Unlike a deterministic replacement policy where the next state will be fully determined given the action and current state, the next state is difficult to predict in the (pseudo)-random replacement policy. Thus, an attack sequence that results in a correct guess may result in a wrong guess in another evaluation. The RL agent can also produce different actions depending on the current observation. In that sense, unlike a deterministic replacement policy, there is no single attack sequence that always works in the random replacement policy, whose eviction rate depends on the number and the sequence of memory accesses. Instead, we evaluate the attack accuracy of the RL agent over 100 evaluation runs. As shown in Table VI, the step reward determines the tradeoff between the attack length and the accuracy. The evict+reload strategy is similar to the prior attack on random replacement policy [35].

#### D. Case Study 2: Bypassing Defense and Detection Techniques

To protect against cache timing-channel attacks, a variety of detection and mitigation techniques have been proposed. AutoCAT's cache simulator can be used to test research prototypes of defense and detection mechanisms proposed in previous works that lack actual real processor implementations. This is especially useful when evaluating new protection or detection schemes and finding vulnerabilities. We implemented four cache timing-channel protection schemes in the cache simulator: 1) Partition-locked (PL) cache [72], 2) Autocorrelation-based detector that is similar to CC-hunter [11], 3) machine learning-based detector that is similar to Cyclone [22], and 4) microarchitecture statistics-based detection [4], [13], [31], [86], AutoCAT successfully finds attack sequences that can bypass these protection schemes.
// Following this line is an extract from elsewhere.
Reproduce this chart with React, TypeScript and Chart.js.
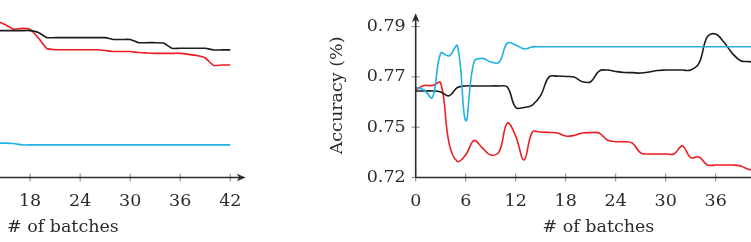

**Partition-Locked (PL) Cache.** PL cache [72] provides special instructions to lock specific cache lines in a cache to prevent them from being evicted. The victim program can lock its own cache lines so that they cannot be evicted by the attack program. Further, the victim program's access to the locked

TABLE VII: Comparison of PLRU w/ and w/o PLCache.

| Cache    | Epochs to converge <sup>\$</sup> | Final episode length <sup>\$</sup> |
|----------|----------------------------------|------------------------------------|
| PL Cache | 37.67                            | 8.1                                |
| Baseline | 7.67                             | 7.0                                |

<sup>\$</sup> Averaged over three training runs. One epoch is 3000 training steps.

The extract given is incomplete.